Generally, I have struggled in school and life because I never had much control. I was not willing to take direction from others. I was always told what to do and how to do it. The people in my life tried to tell me the “correct path” to follow. I turned down all of this, finally deciding to make my own choices and live my own life the way I believed would make me most happy. Early in my life, I tended to feel out of place. When I finally started to surround myself with the people that liked what I liked, I found something I desperately wanted and desired: earning the title “United States Marine.”

The Marine Corps held such an appeal to me because I saw a group of individuals that were always determined to do better and put maximum effort into all that they do. I also saw them as a group of individuals who always did the right thing even when no one is looking because they knew that their actions spoke not only for themselves but also for the Marine Corps. I admired the way the world respects Marines and wanted that for myself.

I came to boot camp with absolutely no knowledge of what a “Molly Marine” is. Now that my Senior Drill Instructor has explained what it is, I assumed that she had to be perfect and stand out in a group that is already a part of the best. She is NOT perfect. She does NOT have to be the best.

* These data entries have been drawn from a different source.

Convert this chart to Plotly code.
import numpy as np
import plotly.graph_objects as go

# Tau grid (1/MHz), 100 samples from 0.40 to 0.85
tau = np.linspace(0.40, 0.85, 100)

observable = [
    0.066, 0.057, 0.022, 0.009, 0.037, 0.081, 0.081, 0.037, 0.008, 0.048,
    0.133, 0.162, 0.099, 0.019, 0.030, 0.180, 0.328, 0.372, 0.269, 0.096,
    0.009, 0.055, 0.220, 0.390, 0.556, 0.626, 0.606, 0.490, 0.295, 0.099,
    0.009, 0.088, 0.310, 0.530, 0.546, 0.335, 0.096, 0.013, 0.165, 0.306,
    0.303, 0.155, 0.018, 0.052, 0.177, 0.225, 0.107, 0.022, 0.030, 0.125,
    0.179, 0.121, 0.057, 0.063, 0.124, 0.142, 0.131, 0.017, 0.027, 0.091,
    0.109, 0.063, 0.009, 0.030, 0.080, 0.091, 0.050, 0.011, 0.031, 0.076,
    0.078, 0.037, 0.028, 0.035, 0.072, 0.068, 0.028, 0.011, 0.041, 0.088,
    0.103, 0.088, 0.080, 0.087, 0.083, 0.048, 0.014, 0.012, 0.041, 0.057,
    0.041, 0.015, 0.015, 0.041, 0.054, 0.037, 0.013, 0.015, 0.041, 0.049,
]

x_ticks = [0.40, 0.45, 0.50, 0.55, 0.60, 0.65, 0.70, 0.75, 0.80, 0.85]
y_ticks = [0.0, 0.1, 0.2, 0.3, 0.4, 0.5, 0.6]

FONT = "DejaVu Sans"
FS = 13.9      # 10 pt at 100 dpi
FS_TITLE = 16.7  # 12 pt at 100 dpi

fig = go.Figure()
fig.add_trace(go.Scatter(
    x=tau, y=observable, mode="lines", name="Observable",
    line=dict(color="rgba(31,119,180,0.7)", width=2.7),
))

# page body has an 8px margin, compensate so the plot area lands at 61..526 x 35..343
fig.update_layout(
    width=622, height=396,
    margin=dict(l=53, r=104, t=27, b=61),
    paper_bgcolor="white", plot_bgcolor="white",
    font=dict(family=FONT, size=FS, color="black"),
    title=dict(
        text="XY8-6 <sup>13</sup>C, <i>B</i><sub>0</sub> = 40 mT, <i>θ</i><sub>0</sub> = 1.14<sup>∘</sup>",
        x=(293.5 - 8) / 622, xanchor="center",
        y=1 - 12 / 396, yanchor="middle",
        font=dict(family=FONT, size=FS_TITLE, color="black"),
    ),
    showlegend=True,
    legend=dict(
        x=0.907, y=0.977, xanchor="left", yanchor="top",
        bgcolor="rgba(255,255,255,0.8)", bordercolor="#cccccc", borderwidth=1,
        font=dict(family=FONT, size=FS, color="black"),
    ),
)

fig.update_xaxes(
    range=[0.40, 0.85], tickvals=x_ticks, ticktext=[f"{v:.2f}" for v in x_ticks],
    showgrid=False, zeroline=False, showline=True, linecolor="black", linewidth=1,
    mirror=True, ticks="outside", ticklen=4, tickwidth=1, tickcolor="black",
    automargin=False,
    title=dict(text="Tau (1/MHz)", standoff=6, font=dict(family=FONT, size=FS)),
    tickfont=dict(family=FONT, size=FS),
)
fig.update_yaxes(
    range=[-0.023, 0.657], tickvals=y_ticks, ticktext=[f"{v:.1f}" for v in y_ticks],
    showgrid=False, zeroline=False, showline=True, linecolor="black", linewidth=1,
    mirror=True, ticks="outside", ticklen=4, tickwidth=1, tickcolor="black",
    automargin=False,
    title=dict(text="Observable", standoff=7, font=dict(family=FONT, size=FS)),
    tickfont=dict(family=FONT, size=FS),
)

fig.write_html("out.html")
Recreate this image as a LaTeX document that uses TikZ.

I now know that she has plenty of flaws and attempts to fix them. She does not dwell on criticism; she takes the guidance as a chance to make herself better and exceed perceived limitations. She does not just repeat the Core Values, because she knows in order to be a great leader, she must understand and live by them because it is what tradition dictates.

In order to be a Molly Marine, you need to care for your fellow Marines because they trust and depend on you. You will never see caring as a negative trait in a Molly Marine. She addresses every Marine with problems because she honesty cares for them enough to help fix issues. She will also do extra push-ups or pull-ups with the Marines who cannot do them. She notices the distinct personalities of her fellow Marines and when they change. She is compassionate and keeps the platoon highly motivated. A Molly Marine develops naturally by showing humility and by being humble. She never stops or gives up on anybody because her elders have taught her better.

I was anxious to become a part of something better, only to be nominated as something that is a part of tradition. I was excited when I was told I was the Molly Marine because I have worked hard at everything I have done and I always have a positive outlook on what I am faced with, which I think, is the most important trait in a Molly Marine.